Whole Foods march continues

Whole Foods march continues

Whole Foods Market has insisted its "value and differentiation" yielded dividends during the first half of its year, when the US natural retailer was able to grow same-store sales ahead of the market and expand its share.

The company revealed yesterday (8 May) first-half net profit rose 22% on the back of higher sales and tightened capital discipline. Whole Foods said sales jumped 14% to US$6.9bn in the period. Comparable-store sales were up 7.1% and identical-store sales, excluding four relocations and three expansions, increased 6.8%.

Commenting on the result in a conference call, co-CEO John Mackey said the strong sales performance reflected the fact Whole Foods has outperformed the US grocery sector. "We are not aware of any public food retailers producing these levels of same-store-sales results and believe our efforts around value and differentiation continue to be a significant contributor to our market share gains," he said.

The natural and organic grocer is focused on shifting from its upmarket positioning in order to compete more effectively with mainstream supermarkets. It is lowering prices across the store, Mackey said. According to pricing data collected by Whole Foods, its pricing on non-perishable products "continued to be very sharp", while perishable teams "improved their price competitiveness".

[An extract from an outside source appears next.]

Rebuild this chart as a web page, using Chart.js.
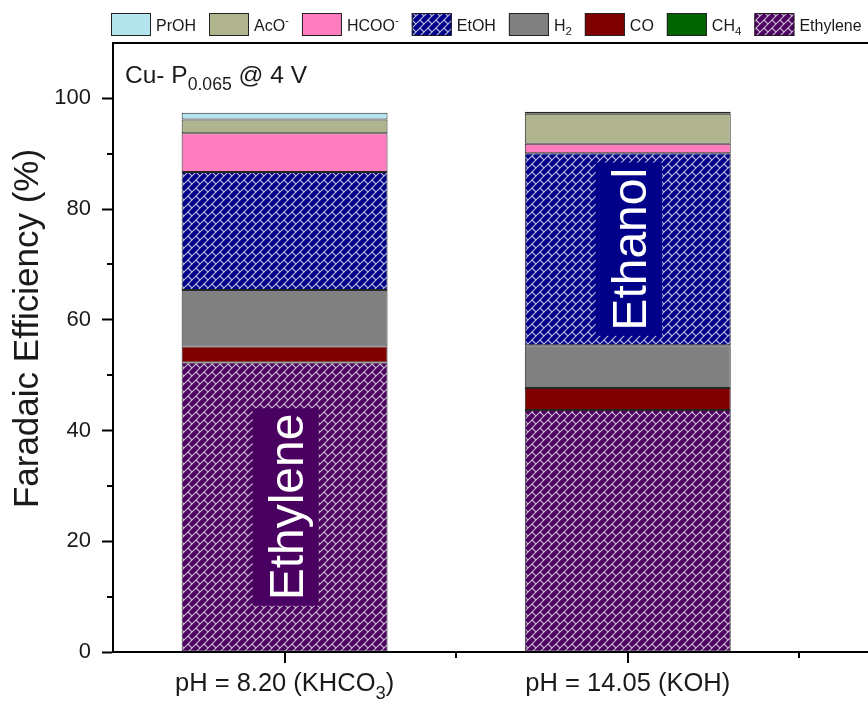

However, Mackey added flat gross margins demonstrated prices were not being cut at the expense of profitability.

"We remain committed to our current path of expanding our value offerings across the store, increasing our promotional activity, and improving our relative price positioning. We believe our gross margin results reflect our incremental progress, as our cost of goods sold was flat year over year with a reduction in shrink offsetting our value efforts. The slight improvement in gross margin was driven by leverage in occupancy costs," Mackey explained.

Improving its value proposition is only one arm of Whole Foods attempt to build its overall proposition and the company also remains focused on delivering superior quality and service, Mackey insisted. "While we are focused on value, the Whole Foods Market brand is defined by our high quality standards, and we continue to find ways to further distance ourselves from other food retailers."

In March, the group said all stores in the US and Canada would have to show whether products contain GM ingredients by 2018. It currently provides information on animal welfare standards on its meat products, "eco-scale" ratings for cleaning products" and information on sustainability in its seafood offering. "We believe that quality and transparency are inseparable and that providing detailed information about the products we offer... is one of the reasons millions of people place their trust in us each day," Mackey said.

Looking to the full year, Whole Foods raised its earnings outlook and narrowed its sales guidance. The company said EPS is expected to fall in a range of $2.86-2.89, up by 2-3 cents a share, while identical-store sales growth is expected to total 6.5-7.2%.

Investors responded positively to the news, with shares up over 8% following the announcement. According to William Blair & Co. analyst Mark Miller, the financial update did much to dispel concerns about the value direction Whole Foods has pursued.

"Because of the slower start to the period, a spate of softer retail sales reports, and investor misperceptions regarding management's motivation to step up price/value efforts, the in-line comp-store sales result will be viewed as an important positive. Slightly better gross margin also builds confidence that management can execute in an investor-friendly way in its ambition to capture a much bigger share of a huge industry," he wrote in a note.

According to Miller, the expansion possibilities presented by Whole Foods' drive to capture share from mainstream grocers are "open ended" thanks to "favourable secular demand drivers for natural and organic foods" and "continued strong execution".